For Project Syndicate:
Slouching Toward Sanity: In America today – and in the rest of the world – economic-policy centrists are being squeezed.
The Economic Policy Institute reports a poll showing that Americans overwhelmingly believe that the economic policies of the past year have greatly enriched the bankers of Midtown Manhattan and London’s Canary Wharf (they really aren’t concentrated on Wall Street or in the City of London anymore). In America, the Republican congressional caucus is just saying no:
- no to short-term deficit spending to put people to work,
- no to supporting the banking system,
- and no to increased government oversight or ownership of financial entities.
And the banks themselves are back to business-as-usual: anxious to block any financial-sector reform and trusting congressmen eager for campaign contributions to delay and disrupt the legislative process.
I do not claim that policy in recent years has been anything close to ideal.
If I had been running things 13 months ago, the United States Treasury and Federal Reserve would have let Lehman and AIG fail – but would have taken the obligations of those entities for cash at face value provided that the obligations also came with sufficient equity warrants to give the government a proper share of the upside. That would have preserved the functioning of the system. That would have punished--severely--the banking and shadow-banking systems’ equity holders who had not performed sufficent due diligence. That would have kept any bankers today from claiming that their risk management practices were adequate and did not need reform.

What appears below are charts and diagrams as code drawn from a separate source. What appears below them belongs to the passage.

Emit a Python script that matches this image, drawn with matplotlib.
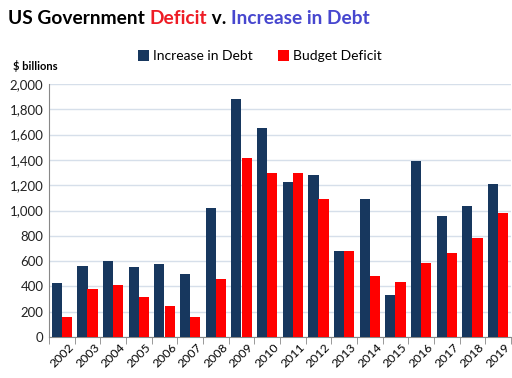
import matplotlib
matplotlib.use("Agg")
import matplotlib.pyplot as plt
import numpy as np
from matplotlib.ticker import FuncFormatter, FixedLocator

years = [str(y) for y in range(2002, 2020)]
increase_in_debt = [426, 561, 600, 553, 576, 501, 1017, 1885, 1652, 1229, 1277, 677, 1087, 330, 1390, 953, 1032, 1206]
budget_deficit = [158, 379, 411, 318, 248, 160, 458, 1413, 1294, 1300, 1087, 680, 483, 437, 586, 665, 779, 984]

FONT = ["Lato", "DejaVu Sans"]
plt.rcParams["font.family"] = FONT

W, H = 512, 378
fig = plt.figure(figsize=(W / 100, H / 100), dpi=100)
ax = fig.add_axes([49 / W, 1 - 337 / H, (511 - 49) / W, (337 - 84) / H])

x = np.arange(len(years))
bw = 0.4
ax.bar(x - bw / 2, increase_in_debt, bw, color="#17375E", label="Increase in Debt", zorder=3)
ax.bar(x + bw / 2, budget_deficit, bw, color="#FF0000", label="Budget Deficit", zorder=3)

ax.set_xlim(-0.5, len(years) - 0.5)
ax.set_ylim(0, 2000)
ax.set_yticks(range(0, 2001, 200))
ax.yaxis.set_major_formatter(FuncFormatter(lambda v, p: f"{int(v):,}"))
ax.yaxis.grid(True, color="#D6DFEA", linewidth=1, zorder=0)
ax.tick_params(axis="y", length=0, labelsize=9.5, pad=4, labelcolor="#222222")

ax.set_xticks(x)
ax.set_xticklabels(years, rotation=45, ha="center", fontsize=8.8)
ax.tick_params(axis="x", length=0, pad=3)
ax.xaxis.set_minor_locator(FixedLocator(np.arange(-0.5, len(years), 1.0)))
ax.tick_params(axis="x", which="minor", length=5, color="#888888", direction="out")

for s in ["top", "right"]:
    ax.spines[s].set_visible(False)
ax.spines["left"].set_color("#888888")
ax.spines["bottom"].set_color("#888888")

fig.legend(loc="center", bbox_to_anchor=(260 / W, 1 - 56 / H), ncol=2, frameon=False,
           fontsize=10, handlelength=0.8, handleheight=0.8, columnspacing=1.8, handletextpad=0.3)

fig.text(13 / W, 1 - 66 / H, "$ billions", fontsize=8, fontweight="bold", va="center", ha="left")

# Multi-colored title
parts = [("US Government ", "black"), ("Deficit", "#EE1C25"), (" v. ", "black"), ("Increase in Debt", "#4747CF")]
fig.canvas.draw()
r = fig.canvas.get_renderer()
xpos = 8
for txt, col in parts:
    t = fig.text(xpos / W, 1 - 19 / H, txt, fontsize=13.8, fontweight="bold", color=col, va="center", ha="left")
    bb = t.get_window_extent(renderer=r)
    xpos += bb.width

fig.savefig("out.png", dpi=100)
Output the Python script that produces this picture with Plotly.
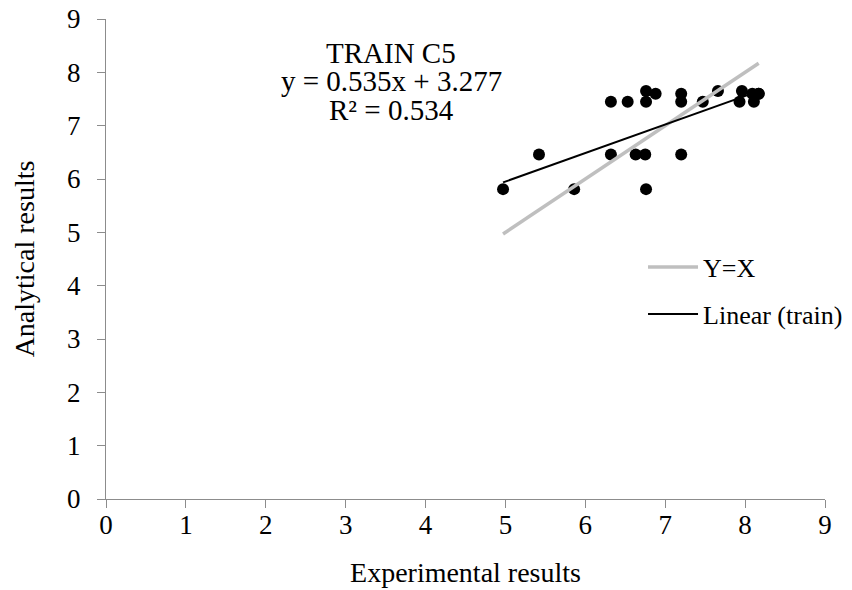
import plotly.graph_objects as go

# Data
exp_x = [4.97, 5.42, 5.86, 6.32, 6.32, 6.53, 6.63, 6.75, 6.76, 6.76, 6.76, 6.88,
         7.20, 7.20, 7.20, 7.47, 7.66, 7.93, 7.96, 8.09, 8.11, 8.17, 8.17]
ana_y = [5.81, 6.46, 5.81, 7.45, 6.46, 7.45, 6.46, 6.46, 7.45, 7.65, 5.81, 7.60,
         7.60, 7.45, 6.46, 7.45, 7.65, 7.45, 7.65, 7.60, 7.45, 7.60, 7.60]
slope = 0.535
intercept = 3.277
r2 = 0.534
x_ticks = list(range(0, 10))
y_ticks = list(range(0, 10))
label_lines = ["TRAIN C5", f"y = {slope}x + {intercept}", f"R² = {r2}"]
label_y = [8.37, 7.83, 7.29]

xmin, xmax = min(exp_x), max(exp_x)
font = "Liberation Serif"

fig = go.Figure()
fig.add_trace(go.Scatter(x=exp_x, y=ana_y, mode="markers",
                         marker=dict(color="black", size=12),
                         showlegend=False, name="train"))
fig.add_trace(go.Scatter(x=[xmin, xmax], y=[xmin, xmax], mode="lines",
                         line=dict(color="#BFBFBF", width=3.5), name="Y=X",
                         legendgroup="a"))
fig.add_trace(go.Scatter(x=[xmin, xmax], y=[slope * xmin + intercept, slope * xmax + intercept],
                         mode="lines", line=dict(color="black", width=2),
                         name="Linear (train)", legendgroup="b"))

for txt, yy in zip(label_lines, label_y):
    fig.add_annotation(x=3.57, y=yy, xref="x", yref="y", showarrow=False, text=txt,
                       font=dict(family=font, size=29, color="black"), align="center")

axis_common = dict(showgrid=False, zeroline=False, showline=True, linecolor="#8C8C8C",
                   linewidth=1, ticks="outside", ticklen=8, tickcolor="#8C8C8C",
                   automargin=False, range=[0, 9], ticklabeloverflow="allow",
                   tickfont=dict(family=font, size=27, color="black"))
fig.update_xaxes(tickvals=x_ticks, ticklabelstandoff=-6, title=dict(text="Experimental results",
                 font=dict(family=font, size=28, color="black"), standoff=22), **axis_common)
fig.update_yaxes(tickvals=y_ticks, ticklabelstandoff=11, title=dict(text="Analytical results",
                 font=dict(family=font, size=28, color="black"), standoff=24), **axis_common)

fig.update_layout(width=844, height=582, plot_bgcolor="white", paper_bgcolor="white",
                  font=dict(family=font),
                  margin=dict(l=98, r=27, t=11, b=91, autoexpand=False),
                  legend=dict(x=0.7469, y=0.434, xanchor="left", yanchor="middle",
                              font=dict(family=font, size=26, color="black"),
                              tracegroupgap=10, traceorder="grouped",
                              bgcolor="rgba(0,0,0,0)", itemwidth=50))
fig.write_html("out.html")
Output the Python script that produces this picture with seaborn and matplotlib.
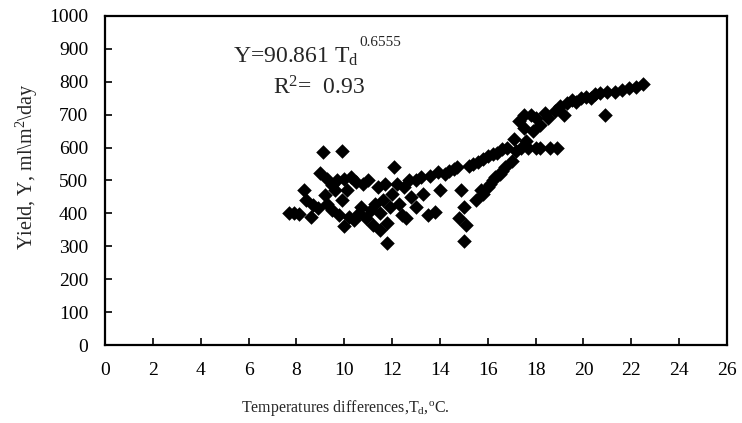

If I had been running things 19 months ago, I would have nationalized Fannie Mae and Freddie Mac. For the duration of the crisis shifted monetary and financial policy from targeting the Federal Funds rate to targeting the price of mortgages. Ever since 1825, the purpose of monetary policy in a crisis has been to support asset prices to prevent the financial markets from sending to the real economy the price signal that it is time for mass unemployment. Nationalizing Fannie and Freddie, and using them to peg the price of mortgages, would have been the cleanest and easiest way to accomplish that.
Nevertheless, policy over the past two and a half years has been good.
A fundamental shock bigger than the one in 1929-1930 hit a financial system that was much more vulnerable to shocks than was the case back then. Despite this, unemployment will peak at around 10%, rather than at 24%, as it did in the US during the Great Depression. Nonfarm unemployment will peak at 10.5%, rather than at 30%. Nor will we in the end have a lost decade of economic stagnation, as Japan did in the 1990’s.
Admittedly, this comparison bar is low.
But our policymakers have cleared it. They might have well not have.
Thus it is worth stepping back and asking: What would the economy look like today if policymakers had acceded to the populist demand of no support to the bankers? What would the economy look like today if Congressional Republican opposition to the Troubled Asset Relief Program (TARP) program had won the day? What would the economy have looked like today had Senators Nelson, Snowe, and company done to Obama's discretionary deficit-spending plan what their predecessors did to Clinton's in 1993 and blocked it?
The only point of reference is the Great Depression itself. That is the only time in more than a century when (a) a financial crisis caused a widespread, lengthy, and prolonged reinforcing chain of bank failures, and (b) the government by and large washed its hands--neither intervened on a large scale itself nor passed the baton to a consortium of private banks (usually, in the U.S., headed by Morgan) to support the system as a whole.
It is now 19 months after Bear Stearns failed and was taken over by JP MorganChase, with the assistance of up to $30 billion of Federal Reserve money on March 16, 2008. Industrial production now stands 14% below its peak in 2007.
By contrast, 19 months after the Bank of United States, with 450,000 depositors, failed on December 11, 1930 – the first major bank collapse in New York since the Knickerbocker Trust failure during the panic and depression of 1907 – industrial production, according to the Federal Reserve index, was 54% below its 1929 peak.
Opponents of recent economic policy rebel against the hypothesis that an absence of government intervention and support could produce an economic decline of that magnitude today. After all, modern economies are stable and stubborn things. Market systems are resilient webs that offer the best possible incentives to people to make deals and use resources productively. A 54% fall in industrial production between its 2007 peak and today is inconceivable – isn’t it?
If so, then the unavoidable conclusion must be that things would not have been so bad if the government had refused to implement an expansionary fiscal policy, recapitalize banks, nationalize troubled institutions, and buy financial assets in non-standard ways.
The problem, though, is that all the theoretical arguments that depressions as deep as the Great Depression simply do not happen to modern market economies – well they applied just as well to the 1930s as they do to today.
But the Great Depression did happen. And it could have happened again. All that had to happen then was for the logic of the financial crisis to roll through to its conclusion, in the absence of extraordinary government intervention to stem it.